SY_17.3 - Language-mediated eye movements: Interactions between language, attention, and oculomotor control

Altmann, G. T.

Department of Psychology, University of York, UK

The influence of language on eye movements is, to all intents and purposes, as fast as it could possibly be. Here, we consider exactly what this must mean in terms of the processes that support eye movement control and the processes and representations that are engaged by the language comprehension system. The first set of studies explores when the earliest linguistic influences of language can be observed on the oculomotor system.
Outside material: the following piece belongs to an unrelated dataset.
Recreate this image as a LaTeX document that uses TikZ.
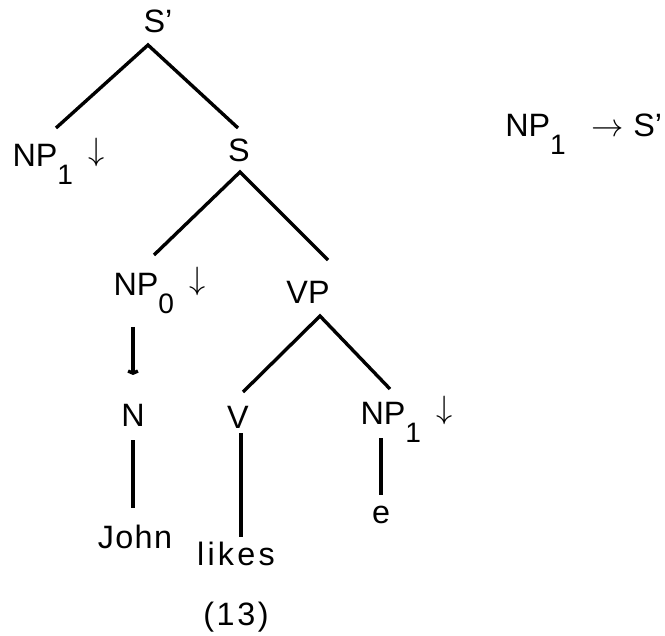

We find influences as early as 100 ms at which point they most likely reflect the cancellation of already-planned saccades, due to competition between covert attention towards an endogenously cued target (i.e. to where we were going to move our eyes) and covert attention towards an exogenously cued location (i.e. to where the language then told us to instead move our eyes); cf. the double-step paradigm. The second set of studies explored such competitive influences in the context of pursuit eye movements: Verbs denoting upward or downward motion (e.g. ‘climb’/‘dive’) were presented auditorily as participants pursued a dot moving vertically or horizontally. When the directionality implied by the verb was congruent with the direction in which attention had to be deployed to track the target, eye velocity increased. When incongruent, it decreased. This interaction, between attention during pursuit and the task-irrelevant (but attentionally modulating) language, suggests a process in which language can activate representations which compete with those that regulate oculomotor control. Taken together, the data argue for a tight theoretical linkage between language comprehension, attention, and oculomotor control.